Professional Search and Recovery Trackers

  • This is not a free service.
  • Recovery services can be very useful for locating a dog if no sightings are reported.
  • Engaging a S&R service is best done as close to the escape time as possible to maximize the amount of fresh scent in the area.
  • A successful result is a scent “hit” that will provide direction for flyering/search efforts and trap placement.
  • Flyer format
    • Keep flyer content to the basics: sex, weight, color, last known location
    • Flyer should be readable from a distance.
    • Use a good, clear, color photo.
    • Be sure to include a contact number.
    • Flyers from a professional service (Office Depot, FedEx/Kinkos) are cheaper than printing at home.
  • Flyer the area where the dog is known or suspected to be located.
  • If location is unknown, the best approach will be to spiral outwards from where the dog was last spotted.
  • Be respectful of people’s property.
    • Most people are happy to assist but if anyone states otherwise, just thank them and move on.
    • Make sure you follow neighborhood posting rules and obtain permission as needed.
  • Place flyers on
    • light/telephone poles
    • stop signs
    • near dog cleanup stations
    • on greenway signs
    • community mailboxes, etc.
    • pet stores, grocery stores, and other places dog supplies are sold.
    • local dog-friendly businesses like pubs and outdoor eateries.
  • Flyers are best posted in plastic Ziploc bags.
    • Gallon bags work well for an 8-1/2 x 11 flyer.
    • The protectors must have zipper end at the bottom to keep the water out.
  • Talk to everyone you see.
    • Print “handout” flyers (4 per each 8-1/2 x 11 page) and cut up to give to people while you are out.
    • Be polite and explain that you are looking for a loose dog.
    • Explain that the dog is scared/skittish and do not chase.
    • Ask if they are willing to take a picture, report day, time, location, and direction that the dog was seen.
    • Offer them a flyer with a number to which they can text pictures and information.
    • Thank them for their time.
  • Stay hydrated during hot days. Be aware of your surroundings and stay safe.
  • Skittish dogs are likely to be in hiding during the active daytime hours so do not be discouraged if no sightings are reported every day.
  • Signage should be large (11×17 works well)
    • Use large font to be read at distance and speed of traffic.
    • Place signs at major intersections and heavy traffic locations.
    • Laminate signs to protect from weather.
    • Attach to wood stakes and deploy as close to the roadway as possible.

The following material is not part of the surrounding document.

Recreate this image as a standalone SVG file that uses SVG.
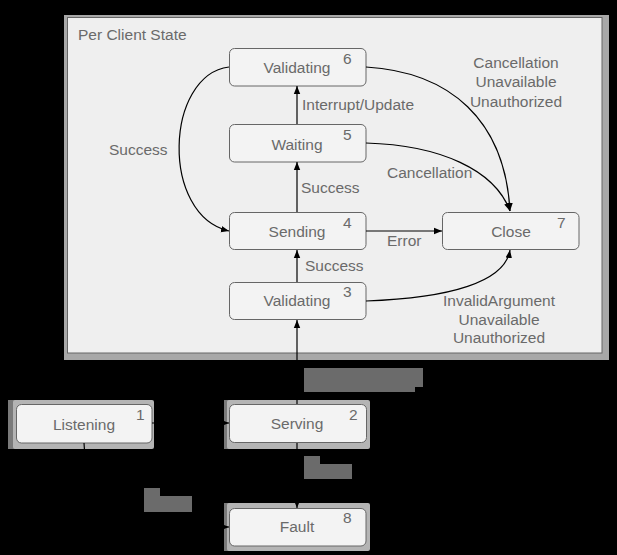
<svg xmlns="http://www.w3.org/2000/svg" width="617" height="555" viewBox="0 0 617 555">
<defs>
<style>
text{font-family:"Liberation Sans",Arial,sans-serif;font-size:15.5px;fill:#6a6a6a}
.lbl{text-anchor:middle}
.node{fill:#f3f3f3;stroke:#666;stroke-width:1}
.halo{fill:#b4b4b4}
.halo2{fill:#7a7a7a}
.edge{fill:none;stroke:#000;stroke-width:1.2}
.tag{fill:#6b6b6b}
</style>
<marker id="ah" viewBox="0 0 10 10" refX="10" refY="5" markerWidth="8" markerHeight="8" markerUnits="userSpaceOnUse" orient="auto">
<path d="M0,1 L10,5 L0,9 z" fill="#000"/>
</marker>
</defs>
<rect width="617" height="555" fill="#000"/>
<g id="container">
<rect x="64" y="15" width="545" height="345" fill="#a8a8a8"/>
<rect x="67.5" y="17.5" width="534.5" height="335.5" fill="#efefef" stroke="#666" stroke-width="1"/>
<text x="78" y="40">Per Client State</text>
</g>
<g id="n6"><rect class="node" x="229.5" y="48.5" width="136.5" height="37.5" rx="5"/><text class="lbl" x="297" y="73">Validating</text><text x="343" y="64">6</text></g>
<g id="n5"><rect class="node" x="229.5" y="124.5" width="136.5" height="37.5" rx="5"/><text class="lbl" x="297" y="150">Waiting</text><text x="343" y="140">5</text></g>
<g id="n4"><rect class="node" x="229.5" y="212.5" width="136.5" height="37" rx="5"/><text class="lbl" x="297" y="237">Sending</text><text x="343" y="228">4</text></g>
<g id="n3"><rect class="node" x="229.5" y="282.5" width="136.5" height="37" rx="5"/><text class="lbl" x="297" y="306">Validating</text><text x="343" y="297">3</text></g>
<g id="n7"><rect class="node" x="442.5" y="212.5" width="136.5" height="37" rx="5"/><text class="lbl" x="511" y="237">Close</text><text x="557" y="228">7</text></g>
<g id="n1"><rect class="halo2" x="8" y="400" width="10" height="49"/><rect class="halo" x="13" y="400" width="141" height="49" rx="2"/><rect class="node" x="16.5" y="404.5" width="135.5" height="38.5" rx="5"/><text class="lbl" x="84" y="430">Listening</text><text x="136" y="420">1</text></g>
<g id="n2"><rect class="halo2" x="224" y="400" width="8" height="49"/><rect class="halo" x="227" y="400" width="143" height="49" rx="2"/><rect class="node" x="229.5" y="404.5" width="137" height="38" rx="5"/><text class="lbl" x="297" y="429">Serving</text><text x="349" y="420">2</text></g>
<g id="n8"><rect class="halo2" x="224" y="503" width="8" height="48"/><rect class="halo" x="227" y="503" width="143" height="48" rx="2"/><rect class="node" x="229.5" y="508.5" width="136.5" height="37.5" rx="5"/><text class="lbl" x="297" y="532">Fault</text><text x="343" y="523">8</text></g>
<g id="connectors">
<path class="edge" marker-end="url(#ah)" d="M297,404 L297,320"/>
<path class="edge" marker-end="url(#ah)" d="M297,282 L297,250"/>
<path class="edge" marker-end="url(#ah)" d="M297,212 L297,162"/>
<path class="edge" marker-end="url(#ah)" d="M297,124 L297,86"/>
<path class="edge" marker-end="url(#ah)" d="M229,67 C165,75 160,215 229,231"/>
<path class="edge" marker-end="url(#ah)" d="M366,67 C450,72 505,120 510,211"/>
<path class="edge" marker-end="url(#ah)" d="M366,143 C440,145 495,170 510,211"/>
<path class="edge" marker-end="url(#ah)" d="M366,231 L442,231"/>
<path class="edge" marker-end="url(#ah)" d="M366,301 C450,298 505,282 510,250"/>
<path class="edge" marker-end="url(#ah)" d="M152,423 L229,423"/>
<path class="edge" marker-end="url(#ah)" d="M297,443 L297,508"/>
<path class="edge" marker-end="url(#ah)" d="M84,443 C84,500 150,527 229,527"/>
<text x="302" y="110">Interrupt/Update</text>
<text x="109" y="155">Success</text>
<text x="301" y="193">Success</text>
<text x="305" y="271">Success</text>
<text x="387" y="246">Error</text>
<text x="387" y="178">Cancellation</text>
<text class="lbl" x="516" y="68">Cancellation</text>
<text class="lbl" x="516" y="87">Unavailable</text>
<text class="lbl" x="516" y="107">Unauthorized</text>
<text class="lbl" x="499" y="306">InvalidArgument</text>
<text class="lbl" x="499" y="325">Unavailable</text>
<text class="lbl" x="499" y="343">Unauthorized</text>
<polygon class="tag" points="304,368 423,368 423,387 415,387 415,392 304,392"/>
<polygon class="tag" points="304,456 320,456 320,464 352,464 352,479 304,479"/>
<polygon class="tag" points="144,488 160,488 160,496 192,496 192,512 144,512"/>
</g>
</svg>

  • If you have access to a humane animal trap large enough to capture your dog, take advantage of this tool.
  • Local Animal Control, rescue groups, wildlife refuges, and similar organizations may have traps that can be borrowed or rented.
  • Traps must be placed in a location that has full protection from the sun at all times throughout the day.
  • Trap must be checked at least twice daily.
    • Check late morning (9-10am) and evening (6-7pm) depending on daylight hours.
    • Dogs are likely to be most active in the early morning and late evening hours.
  • Trap will operate best on a flat, level surface.
  • Trap bottom and outside may be covered with branches, leaves, or other natural material from the immediate area to disguise the metal. Be careful not to interfere with the trigger mechanism components.
  • Place fresh water and bait in the trap daily.
  • Bait
    • Successful bait will give off the strongest scent.
    • Start with what you know your dog likes.
    • Place bacon grease on bushes/trees near the trap to get the enticing smell up into the air.
    • Plain hamburger patties, cat food, sardines, canned dog food, hot dogs, Fritos, KFC chicken nuggets (no bones), rotisserie chicken (de-boned), or anything else you can think might work.
    • Some foods are more fragrant when warm so don’t be afraid to heat it up before you place it in the trap.
    • Small metal bowls work well to hold the water and bait. Plastics will likely be chewed.  Glass/ceramic may break and could injure an animal.
  • Catching unintended animals
    • It is probable that you will catch other animals in the trap while attempting to capture your dog
    • Likely critters include but are not limited to other dogs, cats, squirrels, racoons, opossums, and foxes.
    • These animals may be frightened so use caution when releasing them. Stand behind the trap and open the end opposite the animal. Use a stick to gently nudge the animal toward the open end of the trap.
    • If an animal is captured that I acting erratically or seems dangerous, contact your local animal control office for release assistance.
  • What to do when you catch your dog
    • Do not open the trap outside.
    • Safely transport the trap with the dog inside to an enclosed location such as garage or fenced yard.
    • Open the trap in the safe location so the dog cannot escape.
  • Trail cameras can be very useful to show activity in and around the trap.
  • Most cameras can take day and nighttime photos or video.
  • Cameras should be placed at a medium distance from the trap to provide a wide enough field of vision to catch movement around the trap.
  • Check camera at least once per day or as frequently as required to determine what animal is taking bait.
  • Valuable cameras may be locked to trees to reduce the possibility of theft.
  • A feeding station may be setup with a camera to evaluate wildlife activity in the area.
  • A feeding station location will be best suited along animal trails in wooded areas slightly away from human activity. Wooded areas off of greenways can work well for this purpose.
  • Trail camera should be placed low and close to the feeder as bowls will be directly on the ground and small animals will eat the food.
  • Use small amounts of food. The objective is to see what wildlife is in the area, not feed the resident racoon population.